### WHAT IS EXPECTED
Take the lines of the data below from the very first through the line containing "(0,0) rectangle (1130,440);" and output them exactly, pictures excluded.

### AVAILABLE DATA
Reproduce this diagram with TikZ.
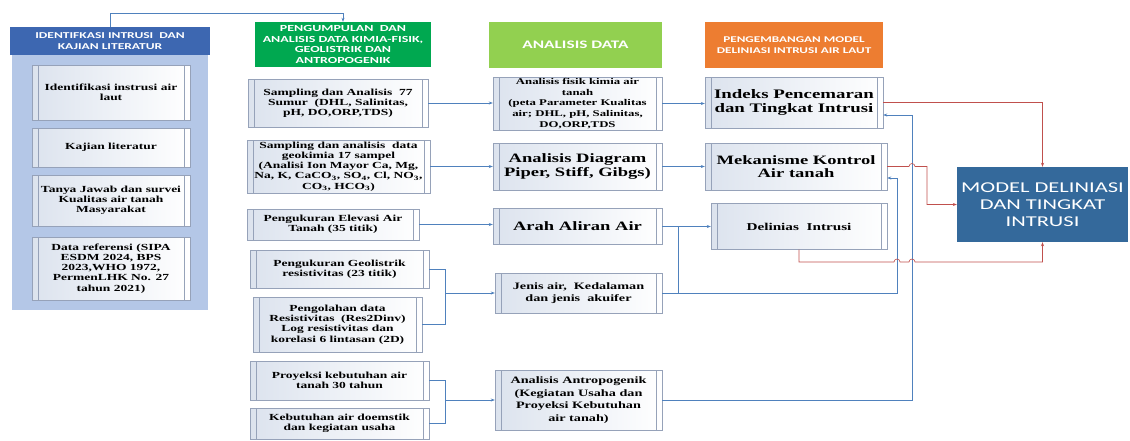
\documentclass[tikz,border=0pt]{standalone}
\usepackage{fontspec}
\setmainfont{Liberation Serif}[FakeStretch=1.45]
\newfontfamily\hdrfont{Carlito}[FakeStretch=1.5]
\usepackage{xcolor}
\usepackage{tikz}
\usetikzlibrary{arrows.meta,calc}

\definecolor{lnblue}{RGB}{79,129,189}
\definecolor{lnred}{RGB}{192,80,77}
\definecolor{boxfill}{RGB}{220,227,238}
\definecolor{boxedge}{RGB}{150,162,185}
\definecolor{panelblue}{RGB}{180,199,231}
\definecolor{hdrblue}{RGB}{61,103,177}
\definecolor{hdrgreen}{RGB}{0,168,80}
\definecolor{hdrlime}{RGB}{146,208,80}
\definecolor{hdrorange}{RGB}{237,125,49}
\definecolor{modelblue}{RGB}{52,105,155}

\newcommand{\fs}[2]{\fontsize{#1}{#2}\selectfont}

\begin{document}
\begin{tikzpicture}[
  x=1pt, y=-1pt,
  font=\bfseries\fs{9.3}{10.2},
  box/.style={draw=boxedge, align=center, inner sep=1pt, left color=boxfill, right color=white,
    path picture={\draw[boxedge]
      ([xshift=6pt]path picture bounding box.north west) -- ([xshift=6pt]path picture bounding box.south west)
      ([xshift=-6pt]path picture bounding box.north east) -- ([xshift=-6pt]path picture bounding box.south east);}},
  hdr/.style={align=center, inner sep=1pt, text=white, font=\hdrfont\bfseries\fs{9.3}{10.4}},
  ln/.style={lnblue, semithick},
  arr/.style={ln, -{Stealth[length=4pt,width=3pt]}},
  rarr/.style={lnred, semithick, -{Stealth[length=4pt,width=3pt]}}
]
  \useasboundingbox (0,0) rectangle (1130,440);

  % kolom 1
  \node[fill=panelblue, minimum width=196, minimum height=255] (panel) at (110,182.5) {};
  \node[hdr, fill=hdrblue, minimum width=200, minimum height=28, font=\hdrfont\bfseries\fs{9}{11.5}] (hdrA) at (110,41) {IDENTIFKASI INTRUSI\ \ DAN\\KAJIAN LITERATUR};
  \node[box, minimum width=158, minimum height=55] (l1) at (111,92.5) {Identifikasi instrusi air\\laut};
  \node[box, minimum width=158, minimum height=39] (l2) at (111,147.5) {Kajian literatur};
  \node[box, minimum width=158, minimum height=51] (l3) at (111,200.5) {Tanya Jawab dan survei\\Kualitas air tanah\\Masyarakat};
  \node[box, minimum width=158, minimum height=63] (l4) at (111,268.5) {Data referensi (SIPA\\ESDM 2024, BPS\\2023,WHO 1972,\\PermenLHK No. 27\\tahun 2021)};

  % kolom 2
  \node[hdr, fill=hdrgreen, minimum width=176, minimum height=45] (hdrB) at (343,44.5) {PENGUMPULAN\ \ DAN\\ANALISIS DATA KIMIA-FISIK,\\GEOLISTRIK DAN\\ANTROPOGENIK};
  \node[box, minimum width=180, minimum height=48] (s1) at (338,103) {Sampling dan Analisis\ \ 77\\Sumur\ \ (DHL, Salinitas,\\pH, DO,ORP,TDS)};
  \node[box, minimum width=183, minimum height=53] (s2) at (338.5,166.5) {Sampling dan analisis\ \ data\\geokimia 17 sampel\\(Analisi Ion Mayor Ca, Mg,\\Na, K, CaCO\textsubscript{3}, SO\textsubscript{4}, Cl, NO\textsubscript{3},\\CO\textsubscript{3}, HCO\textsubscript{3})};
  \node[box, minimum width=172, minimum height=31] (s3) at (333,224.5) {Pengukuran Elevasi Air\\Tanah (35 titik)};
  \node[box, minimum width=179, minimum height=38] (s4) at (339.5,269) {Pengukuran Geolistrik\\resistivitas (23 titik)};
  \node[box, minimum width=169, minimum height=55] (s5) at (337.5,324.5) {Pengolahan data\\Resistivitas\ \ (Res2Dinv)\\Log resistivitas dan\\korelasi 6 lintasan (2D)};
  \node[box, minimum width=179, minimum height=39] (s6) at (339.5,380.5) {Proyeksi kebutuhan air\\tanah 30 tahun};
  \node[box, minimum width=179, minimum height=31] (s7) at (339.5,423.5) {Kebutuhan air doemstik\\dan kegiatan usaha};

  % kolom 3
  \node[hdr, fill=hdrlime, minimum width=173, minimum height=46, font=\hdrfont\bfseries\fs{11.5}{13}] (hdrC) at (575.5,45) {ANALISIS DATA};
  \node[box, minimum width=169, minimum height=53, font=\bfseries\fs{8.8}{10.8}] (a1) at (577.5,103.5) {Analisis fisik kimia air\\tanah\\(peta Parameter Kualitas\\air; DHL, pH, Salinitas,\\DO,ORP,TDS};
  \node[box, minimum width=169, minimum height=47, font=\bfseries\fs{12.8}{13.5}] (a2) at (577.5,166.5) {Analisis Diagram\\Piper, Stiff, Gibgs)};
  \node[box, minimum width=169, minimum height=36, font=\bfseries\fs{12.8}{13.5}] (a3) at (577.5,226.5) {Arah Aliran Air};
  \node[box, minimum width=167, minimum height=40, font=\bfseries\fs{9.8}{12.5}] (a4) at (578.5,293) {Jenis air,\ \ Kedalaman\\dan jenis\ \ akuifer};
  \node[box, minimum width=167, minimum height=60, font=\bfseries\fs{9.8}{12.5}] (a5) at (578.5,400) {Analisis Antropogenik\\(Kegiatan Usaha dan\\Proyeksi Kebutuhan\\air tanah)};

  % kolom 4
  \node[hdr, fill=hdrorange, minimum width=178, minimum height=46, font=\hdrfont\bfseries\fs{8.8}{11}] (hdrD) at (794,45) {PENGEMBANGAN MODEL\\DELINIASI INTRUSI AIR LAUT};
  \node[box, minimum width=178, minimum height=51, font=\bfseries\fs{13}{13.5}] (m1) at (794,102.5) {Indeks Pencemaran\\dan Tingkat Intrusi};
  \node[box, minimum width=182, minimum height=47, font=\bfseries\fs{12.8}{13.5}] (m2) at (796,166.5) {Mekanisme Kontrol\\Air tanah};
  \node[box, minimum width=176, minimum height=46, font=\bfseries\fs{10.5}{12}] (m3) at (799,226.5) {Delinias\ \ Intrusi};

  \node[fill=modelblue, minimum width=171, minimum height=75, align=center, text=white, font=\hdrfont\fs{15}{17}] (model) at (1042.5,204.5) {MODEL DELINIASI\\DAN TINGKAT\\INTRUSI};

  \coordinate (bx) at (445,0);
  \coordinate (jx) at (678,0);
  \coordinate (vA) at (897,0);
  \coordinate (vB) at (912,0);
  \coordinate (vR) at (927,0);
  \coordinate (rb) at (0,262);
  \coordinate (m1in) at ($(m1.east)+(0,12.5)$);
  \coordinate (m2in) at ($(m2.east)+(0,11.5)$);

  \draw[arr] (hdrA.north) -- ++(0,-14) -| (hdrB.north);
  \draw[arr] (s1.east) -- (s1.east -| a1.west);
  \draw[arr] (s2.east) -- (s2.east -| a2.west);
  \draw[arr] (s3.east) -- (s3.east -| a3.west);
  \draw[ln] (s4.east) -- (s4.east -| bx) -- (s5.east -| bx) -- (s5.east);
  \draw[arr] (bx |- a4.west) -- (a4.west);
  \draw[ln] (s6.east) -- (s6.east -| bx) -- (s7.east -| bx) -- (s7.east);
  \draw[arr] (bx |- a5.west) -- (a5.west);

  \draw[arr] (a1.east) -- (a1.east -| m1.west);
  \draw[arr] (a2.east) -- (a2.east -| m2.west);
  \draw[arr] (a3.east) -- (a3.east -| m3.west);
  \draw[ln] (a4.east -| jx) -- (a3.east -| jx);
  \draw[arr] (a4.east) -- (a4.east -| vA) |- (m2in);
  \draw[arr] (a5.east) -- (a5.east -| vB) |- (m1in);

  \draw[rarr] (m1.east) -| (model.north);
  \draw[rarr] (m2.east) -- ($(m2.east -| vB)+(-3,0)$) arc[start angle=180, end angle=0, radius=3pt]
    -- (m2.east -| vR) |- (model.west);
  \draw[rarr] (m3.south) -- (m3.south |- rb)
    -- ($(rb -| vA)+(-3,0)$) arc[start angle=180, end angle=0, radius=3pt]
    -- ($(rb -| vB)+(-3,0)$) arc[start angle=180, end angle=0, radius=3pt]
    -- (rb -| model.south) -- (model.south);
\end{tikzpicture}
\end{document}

### FINAL ANSWER
Reproduce this diagram with TikZ.
\documentclass[tikz,border=0pt]{standalone}
\usepackage{fontspec}
\setmainfont{Liberation Serif}[FakeStretch=1.45]
\newfontfamily\hdrfont{Carlito}[FakeStretch=1.5]
\usepackage{xcolor}
\usepackage{tikz}
\usetikzlibrary{arrows.meta,calc}

\definecolor{lnblue}{RGB}{79,129,189}
\definecolor{lnred}{RGB}{192,80,77}
\definecolor{boxfill}{RGB}{220,227,238}
\definecolor{boxedge}{RGB}{150,162,185}
\definecolor{panelblue}{RGB}{180,199,231}
\definecolor{hdrblue}{RGB}{61,103,177}
\definecolor{hdrgreen}{RGB}{0,168,80}
\definecolor{hdrlime}{RGB}{146,208,80}
\definecolor{hdrorange}{RGB}{237,125,49}
\definecolor{modelblue}{RGB}{52,105,155}

\newcommand{\fs}[2]{\fontsize{#1}{#2}\selectfont}

\begin{document}
\begin{tikzpicture}[
  x=1pt, y=-1pt,
  font=\bfseries\fs{9.3}{10.2},
  box/.style={draw=boxedge, align=center, inner sep=1pt, left color=boxfill, right color=white,
    path picture={\draw[boxedge]
      ([xshift=6pt]path picture bounding box.north west) -- ([xshift=6pt]path picture bounding box.south west)
      ([xshift=-6pt]path picture bounding box.north east) -- ([xshift=-6pt]path picture bounding box.south east);}},
  hdr/.style={align=center, inner sep=1pt, text=white, font=\hdrfont\bfseries\fs{9.3}{10.4}},
  ln/.style={lnblue, semithick},
  arr/.style={ln, -{Stealth[length=4pt,width=3pt]}},
  rarr/.style={lnred, semithick, -{Stealth[length=4pt,width=3pt]}}
]
  \useasboundingbox (0,0) rectangle (1130,440);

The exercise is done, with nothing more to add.